As Priebus noted Saturday, Trump’s daughter Ivanka has converted to Judaism, and his son-in-law, Jared Kushner, is an Orthodox Jew and crucial White House adviser. From his life before entering politics, there was little evidence that he had personal animus toward Jews. But during the campaign, he was caught in several controversies involving anti-Semitism.

Trump was slow to denounced KKK leader David Duke. He deployed a meme that imposed a Star of David and Hillary Clinton’s face on top of a pile of money and was widely perceived as anti-Semitic — then refused to back down or apologize. He adopted the phrase “America First,” associated strongly with anti-Semitic isolationism in the United States before World War II. His son, Donald Trump Jr., said that if Republicans had behaved like Hillary Clinton, the media “would be warming up the gas chambers” — an odd choice of phrase that neo-Nazi websites celebrated.

The campaign ad Trump employed to make his closing argument against Hillary Clinton was a collection of anti-Semitic stereotypes, featuring image of George Soros, Janet Yellen, and Goldman Sachs chair Lloyd Blankfein — all Jews — while accusing them of being global special interests who “control the levers of power” and “don’t have your interest in mind.”
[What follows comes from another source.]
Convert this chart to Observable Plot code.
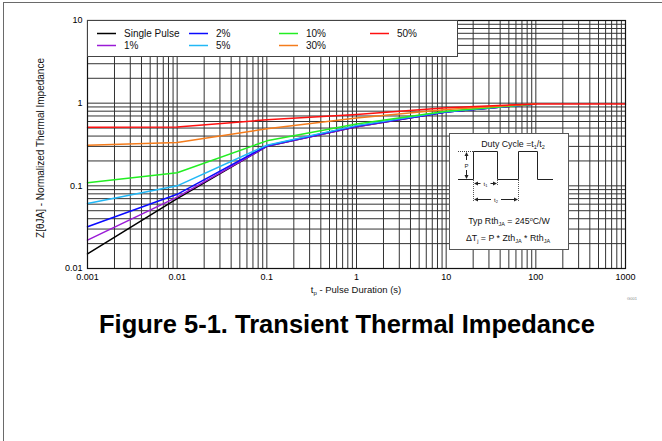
<!DOCTYPE html>
<html><head><meta charset="utf-8">
<script src="https://cdn.jsdelivr.net/npm/d3@7"></script>
<script src="https://cdn.jsdelivr.net/npm/@observablehq/plot@0.6"></script>
<style>
body{margin:0;background:#fff;font-family:Arial,"Liberation Sans",sans-serif;}
#wrap{position:relative;width:662px;height:441px;overflow:hidden;background:#fff;}
#wrap > *{position:absolute;}
</style></head><body><div id="wrap"></div>
<script>
// ---- data ----
const durations = [0.001, 0.01, 0.1, 1, 10, 100];
const singlePulse = [0.015, 0.070, 0.300, 0.52, 0.78, 0.98];
const duty1  = [0.022, 0.073, 0.300, 0.52, 0.78, 0.98];
const duty2  = [0.032, 0.079, 0.305, 0.53, 0.78, 0.98];
const duty5  = [0.061, 0.100, 0.310, 0.535, 0.79, 0.98];
const duty10 = [0.109, 0.144, 0.350, 0.56, 0.80, 0.98];
const duty30 = [0.310, 0.335, 0.490, 0.66, 0.84, 0.98];
const duty50Durations = [0.001, 0.01, 0.1, 1, 10, 100, 1000];
const duty50 = [0.51, 0.515, 0.63, 0.73, 0.88, 0.98, 0.98];

const seriesNames  = ["Single Pulse", "1%", "2%", "5%", "10%", "30%", "50%"];
const seriesColors = ["#000000", "#9a1bd6", "#0a0aff", "#22b8f6", "#22ee22", "#f47c1c", "#ff1010"];
const seriesValues = [singlePulse, duty1, duty2, duty5, duty10, duty30, duty50];
const seriesX      = [durations, durations, durations, durations, durations, durations, duty50Durations];

const xTicks = [0.001, 0.01, 0.1, 1, 10, 100, 1000];
const xTickLabels = ["0.001", "0.01", "0.1", "1", "10", "100", "1000"];
const yTicks = [0.01, 0.1, 1, 10];
const yTickLabels = ["0.01", "0.1", "1", "10"];

// ---- build table ----
const rows = [];
seriesNames.forEach((name, i) => {
  seriesValues[i].forEach((v, j) => rows.push({series: name, t: seriesX[i][j], z: v}));
});
function minorGrid(ticks) {
  const out = [];
  for (let k = 0; k < ticks.length - 1; k++) for (let m = 1; m <= 9; m++) out.push(ticks[k] * m);
  out.push(ticks[ticks.length - 1]);
  return out;
}
const xGrid = minorGrid(xTicks);
const yGrid = minorGrid(yTicks);

const font = "Arial, 'Liberation Sans', sans-serif";
const chart = Plot.plot({
  width: 662, height: 300,
  marginLeft: 87, marginRight: 37, marginTop: 20, marginBottom: 32,
  x: {type: "log", domain: [0.001, 1000]},
  y: {type: "log", domain: [0.01, 10]},
  color: {domain: seriesNames, range: seriesColors},
  style: {fontFamily: font, fontSize: "9px", color: "#000", background: "transparent"},
  marks: [
    Plot.ruleX(xGrid, {stroke: "#333", strokeWidth: 1}),
    Plot.ruleY(yGrid, {stroke: "#333", strokeWidth: 1}),
    Plot.line(rows, {x: "t", y: "z", z: "series", stroke: "series", strokeWidth: 1.5}),
    Plot.frame({stroke: "#111", strokeWidth: 1.2}),
    Plot.axisX(xTicks, {tickSize: 0, tickPadding: 5, label: null,
      tickFormat: d => xTickLabels[xTicks.indexOf(d)], fill: "#000"}),
    Plot.axisY(yTicks, {tickSize: 0, tickPadding: 5, label: null,
      tickFormat: d => yTickLabels[yTicks.indexOf(d)], fill: "#000"})
  ]
});
chart.style.left = "0px"; chart.style.top = "0px";
const wrap = document.getElementById("wrap");

// page border
const border = document.createElement("div");
border.style.cssText = "left:3px;top:2px;width:700px;height:500px;border-left:1px solid #6a6a6a;border-top:1px solid #6a6a6a;";
wrap.appendChild(border);
wrap.appendChild(chart);

// overlay for legend & inset
const ov = d3.create("svg").attr("width", 662).attr("height", 441)
  .style("left", "0px").style("top", "0px").style("font-family", font);

// legend
const lg = ov.append("g");
lg.append("rect").attr("x", 87.5).attr("y", 20.5).attr("width", 370).attr("height", 36)
  .attr("fill", "#fff").attr("stroke", "#444");
const colX = [97, 189, 279, 370], rowY = [33.5, 45.5];
seriesNames.forEach((name, i) => {
  const x0 = colX[Math.floor(i / 2)], y0 = rowY[i % 2];
  lg.append("line").attr("x1", x0).attr("x2", x0 + 19).attr("y1", y0).attr("y2", y0)
    .attr("stroke", seriesColors[i]).attr("stroke-width", 1.5);
  lg.append("text").attr("x", x0 + 27).attr("y", y0 + 3.5).attr("font-size", 10)
    .attr("fill", "#111").text(name);
});

// inset
const ins = ov.append("g");
ins.append("rect").attr("x", 449.5).attr("y", 133.5).attr("width", 119).attr("height", 116)
  .attr("fill", "#fff").attr("stroke", "#555");
const t1 = ins.append("text").attr("x", 513).attr("y", 147).attr("text-anchor", "middle")
  .attr("font-size", 8.8).attr("fill", "#111");
t1.append("tspan").text("Duty Cycle =t");
t1.append("tspan").attr("font-size", 5.5).attr("dy", 2).text("1");
t1.append("tspan").attr("dy", -2).text("/t");
t1.append("tspan").attr("font-size", 5.5).attr("dy", 2).text("2");
ins.append("path").attr("d", "M458,179.5H473.5V151.5H497.5V179.5H518.5V151.5H537.5V179.5H553")
  .attr("fill", "none").attr("stroke", "#222").attr("stroke-width", 1);
// P arrow
ins.append("line").attr("x1", 458).attr("x2", 473).attr("y1", 151.5).attr("y2", 151.5)
  .attr("stroke", "#444").attr("stroke-dasharray", "1,1");
ins.append("line").attr("x1", 466.5).attr("x2", 466.5).attr("y1", 153).attr("y2", 160).attr("stroke", "#222");
ins.append("line").attr("x1", 466.5).attr("x2", 466.5).attr("y1", 170).attr("y2", 178).attr("stroke", "#222");
ins.append("path").attr("d", "M466.5,152L464.5,156H468.5Z M466.5,179L464.5,175H468.5Z").attr("fill", "#222");
ins.append("text").attr("x", 466.5).attr("y", 167.5).attr("text-anchor", "middle").attr("font-size", 6).attr("fill", "#222").text("P");
// dotted verticals
[[473.5, 180, 201], [497.5, 180, 186], [518.5, 180, 201]].forEach(([x, a, b]) =>
  ins.append("line").attr("x1", x).attr("x2", x).attr("y1", a).attr("y2", b)
    .attr("stroke", "#555").attr("stroke-dasharray", "1,1"));
// t1 / t2 arrows
function hArrow(xa, xb, y, label) {
  const xm = (xa + xb) / 2;
  ins.append("line").attr("x1", xa + 1).attr("x2", xm - 5).attr("y1", y).attr("y2", y).attr("stroke", "#222");
  ins.append("line").attr("x1", xm + 5).attr("x2", xb - 1).attr("y1", y).attr("y2", y).attr("stroke", "#222");
  ins.append("path").attr("d", `M${xa},${y}L${xa + 4},${y - 2}V${y + 2}Z M${xb},${y}L${xb - 4},${y - 2}V${y + 2}Z`).attr("fill", "#222");
  const tx = ins.append("text").attr("x", xm).attr("y", y + 2).attr("text-anchor", "middle").attr("font-size", 6).attr("fill", "#222");
  tx.append("tspan").text("t");
  tx.append("tspan").attr("font-size", 4).attr("dy", 1).text(label);
}
hArrow(474, 497, 183.5, "1");
hArrow(474, 518, 199.5, "2");
const rt = ins.append("text").attr("x", 509).attr("y", 223.5).attr("text-anchor", "middle")
  .attr("font-size", 8.8).attr("fill", "#111");
rt.append("tspan").text("Typ Rth");
rt.append("tspan").attr("font-size", 5.5).attr("dy", 2).text("JA");
rt.append("tspan").attr("dy", -2).text(" = 245");
rt.append("tspan").attr("font-size", 5.5).attr("dy", -3).text("o");
rt.append("tspan").attr("dy", 3).text("C/W");
const dt = ins.append("text").attr("x", 508).attr("y", 241).attr("text-anchor", "middle")
  .attr("font-size", 8.8).attr("fill", "#111");
dt.append("tspan").text("ΔT");
dt.append("tspan").attr("font-size", 5.5).attr("dy", 2).text("j");
dt.append("tspan").attr("dy", -2).text(" = P * Zth");
dt.append("tspan").attr("font-size", 5.5).attr("dy", 2).text("JA");
dt.append("tspan").attr("dy", -2).text(" * Rth");
dt.append("tspan").attr("font-size", 5.5).attr("dy", 2).text("JA");

// axis titles
const xl = ov.append("text").attr("x", 356).attr("y", 293).attr("text-anchor", "middle")
  .attr("font-size", 9.5).attr("fill", "#111");
xl.append("tspan").text("t");
xl.append("tspan").attr("font-size", 6).attr("dy", 2).text("p");
xl.append("tspan").attr("dy", -2).text(" - Pulse Duration (s)");
ov.append("text").attr("transform", "translate(44,148) rotate(-90)").attr("text-anchor", "middle")
  .attr("font-size", 10).attr("fill", "#111").text("Z[θJA] - Normalized Thermal Impedance");
ov.append("text").attr("x", 632).attr("y", 300).attr("text-anchor", "middle")
  .attr("font-size", 4).attr("fill", "#888").text("G001");
ov.append("text").attr("x", 347).attr("y", 333).attr("text-anchor", "middle")
  .attr("font-size", 25.5).attr("font-weight", "bold").attr("fill", "#000")
  .text("Figure 5-1. Transient Thermal Impedance");
wrap.appendChild(ov.node());
</script></body></html>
Meanwhile, Trump’s campaign energized and emboldened anti-Semites, who embarked on a campaign of tweeting Holocaust references at Jewish journalists. After the election, Trump said he’d never intended to do this and that he disavowed “the group,” meaning the alt-right. But he only said that after he’s won.

Now that he’s in the White House, the same groups that cheered the Star of David tweets and Donald Trump Jr.’s “gas chamber” remark are celebrating the White House proclamation. “Jews triggered into mindless rage at Trump Holocaust memorial statement,” the neo-Nazi Daily Stormer wrote, illustrated with an image of Pepe the Frog. They still think they hear a dog whistle — but this time, it’s coming not just from a campaign but from the Oval Office.